In the little parable, I assume that the Pharisee speaks the truth when he says he’s not guilty of dishonesty (except to himself) or adultery, and that he fasts and contributes substantially to the temple.  He’s probably not bad -- at least he thanks God for his good fortune -- but with his easy conscience and self-satisfaction, he’s missed the whole point of his identity, his relationship with God.   The tax collector (“publican” in some translations) is probably guilty of some greedy and dishonest actions, but somehow he knows who he is and Who God is.   He “beat his breast and prayed, ‘O God, be merciful to me, a sinner.’”

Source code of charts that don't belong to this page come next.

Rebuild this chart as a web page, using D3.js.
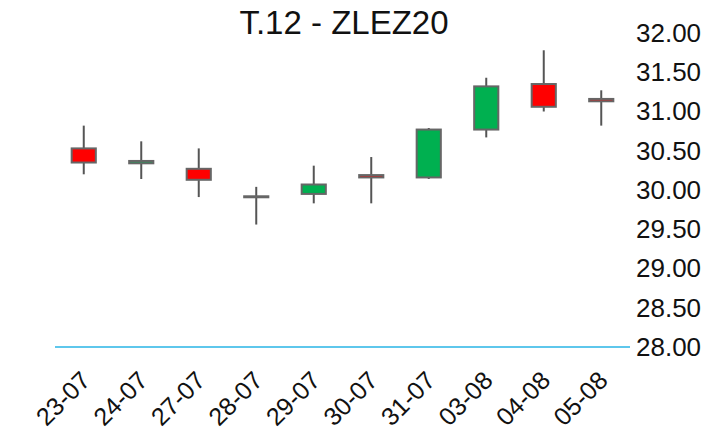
<!DOCTYPE html>
<html>
<head>
<meta charset="utf-8">
<script src="https://cdn.jsdelivr.net/npm/d3@7"></script>
<style>
  body { margin: 0; background: #fff; }
  text { font-family: "Liberation Sans", Arial, sans-serif; }
</style>
</head>
<body>
<svg id="chart" width="707" height="427"></svg>
<script>
// daily candles
let dates  = ["23-07", "24-07", "27-07", "28-07", "29-07", "30-07", "31-07", "03-08", "04-08", "05-08"]
let opens  = [30.53, 30.34, 30.27, 29.92, 29.95, 30.19, 30.16, 30.77, 31.35, 31.16]
let closes = [30.35, 30.37, 30.13, 29.92, 30.07, 30.16, 30.77, 31.32, 31.06, 31.13]
let highs  = [30.82, 30.62, 30.53, 30.04, 30.31, 30.42, 30.79, 31.43, 31.78, 31.27]
let lows   = [30.20, 30.14, 29.91, 29.56, 29.83, 29.83, 30.14, 30.67, 31.00, 30.82]
let y_ticks = [28, 28.5, 29, 29.5, 30, 30.5, 31, 31.5, 32]
let title_text = "T.12 - ZLEZ20"

window.onload = function() {
  let svg = d3.select("#chart")

  let x = d3.scaleBand().domain(dates).range([55, 630]).padding(0)
  let y = d3.scaleLinear().domain([28, 32]).range([347, 33])
  let body_w = x.bandwidth() * 0.42

  svg.append("text")
    .attr("x", 344)
    .attr("y", 34)
    .attr("text-anchor", "middle")
    .attr("font-size", 33)
    .attr("fill", "#111")
    .text(title_text)

  // baseline at the bottom of the value range
  svg.append("line")
    .attr("x1", 55).attr("x2", 630)
    .attr("y1", y(28)).attr("y2", y(28))
    .attr("stroke", "#29b4e6")
    .attr("stroke-width", 1.5)

  // right hand value axis, ticks hidden
  let y_axis = svg.append("g")
    .attr("transform", "translate(630,0)")
    .call(d3.axisRight(y).tickValues(y_ticks).tickFormat(d3.format(".2f")).tickSize(0).tickPadding(6))
  y_axis.select(".domain").remove()
  y_axis.selectAll("text")
    .attr("font-size", 26)
    .attr("fill", "#111")
    .attr("font-family", "Liberation Sans, Arial, sans-serif")

  // rotated date labels (the bottom of them runs off the picture, as in the original)
  svg.append("g").selectAll("text")
    .data(dates)
    .join("text")
    .attr("transform", d => `translate(${x(d) + x.bandwidth() / 2 + 8},382) rotate(-45)`)
    .attr("text-anchor", "end")
    .attr("font-size", 25)
    .attr("fill", "#111")
    .text(d => d)

  let candles = d3.range(dates.length).map(i => ({
    date: dates[i], open: opens[i], close: closes[i], high: highs[i], low: lows[i]
  }))

  let g = svg.append("g")
  g.selectAll("line.wick")
    .data(candles)
    .join("line")
    .attr("class", "wick")
    .attr("x1", d => x(d.date) + x.bandwidth() / 2)
    .attr("x2", d => x(d.date) + x.bandwidth() / 2)
    .attr("y1", d => y(d.high))
    .attr("y2", d => y(d.low))
    .attr("stroke", "#555")
    .attr("stroke-width", 2)

  g.selectAll("rect.body")
    .data(candles)
    .join("rect")
    .attr("class", "body")
    .attr("x", d => x(d.date) + x.bandwidth() / 2 - body_w / 2)
    .attr("width", body_w)
    .attr("y", d => y(Math.max(d.open, d.close)))
    .attr("height", d => Math.max(Math.abs(y(d.open) - y(d.close)), 1))
    .attr("fill", d => d.close > d.open ? "#00b050" : (d.close < d.open ? "#ff0000" : "#666"))
    .attr("stroke", "#666")
    .attr("stroke-width", 2)
}
</script>
</body>
</html>
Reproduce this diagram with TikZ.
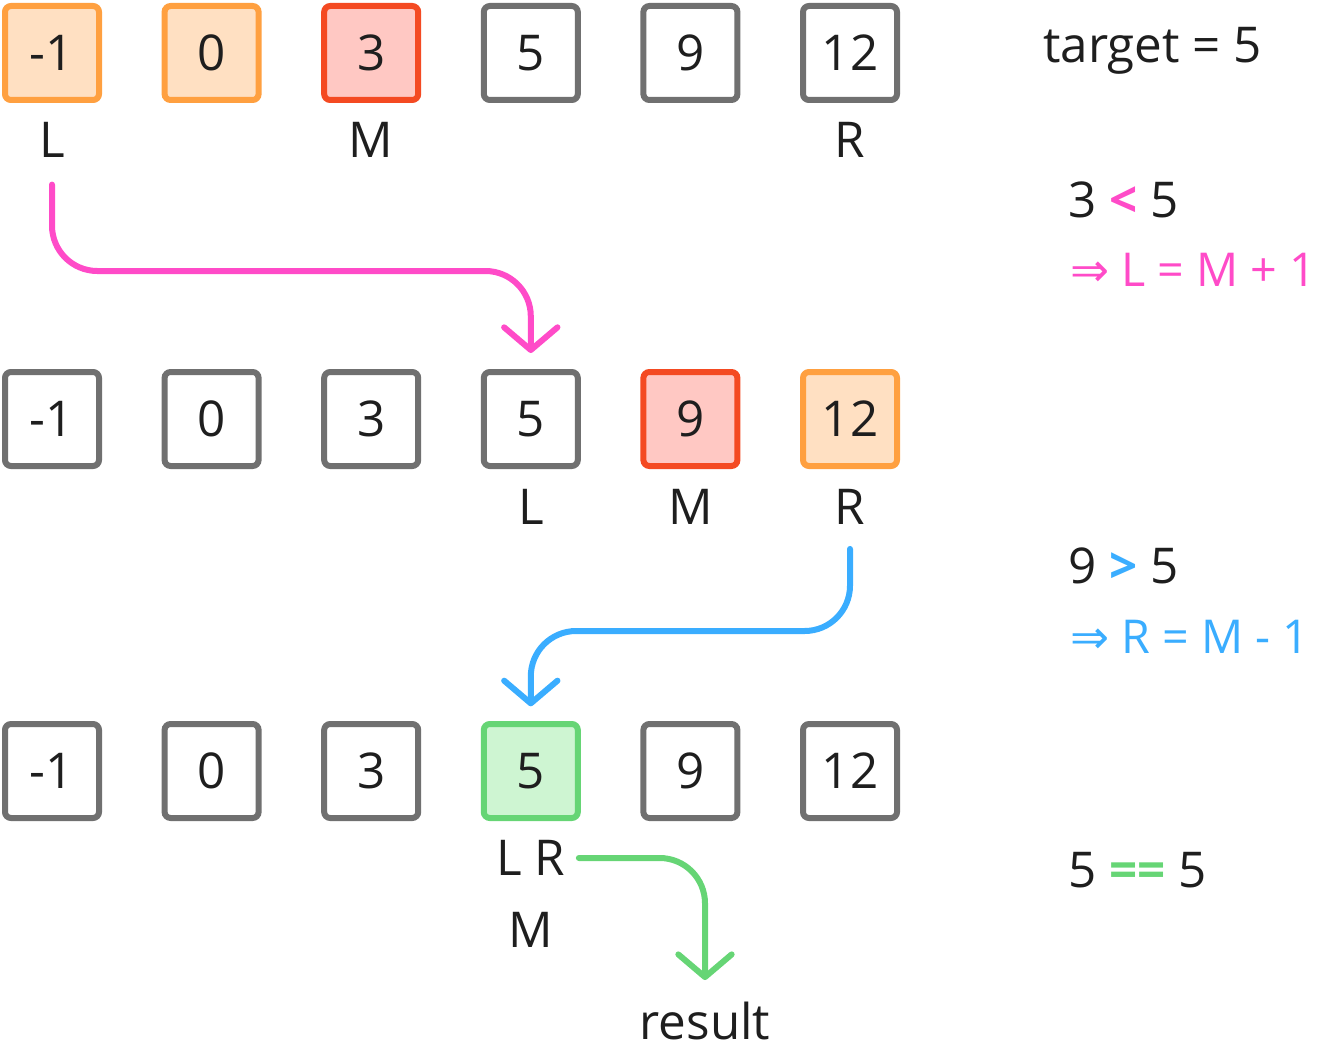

We are all limited creatures.  We are all sinners.  And our limited knowledge, good deeds, fasting and tithing are not enough. The first reading from Hosea and the Psalm’s refrain both give us the key line, “It is love / mercy I desire, and not sacrifice.”    Not pious rituals, not the usual donation, not the well-rewarded public service – but, as the Psalm says, “A heart contrite and humbled, O God, you will not spurn.”
The “burnt offering” that the psalm says God won’t accept is like the prayer of the Pharisee, while the “contrite spirit” is the spirit of the tax collector, who “went home justified.”  And while we cannot be sure of many details about the historical St. Patrick, we do have enough evidence and a few actual writings to know him to have been outstandingly courageous, industrious, dedicated, successful – and always humble.    So on this Lenten Saturday, this happy feast day, I pray as Patrick must have done, the words of our brother the tax collector, “O God, be merciful to me, a sinner.”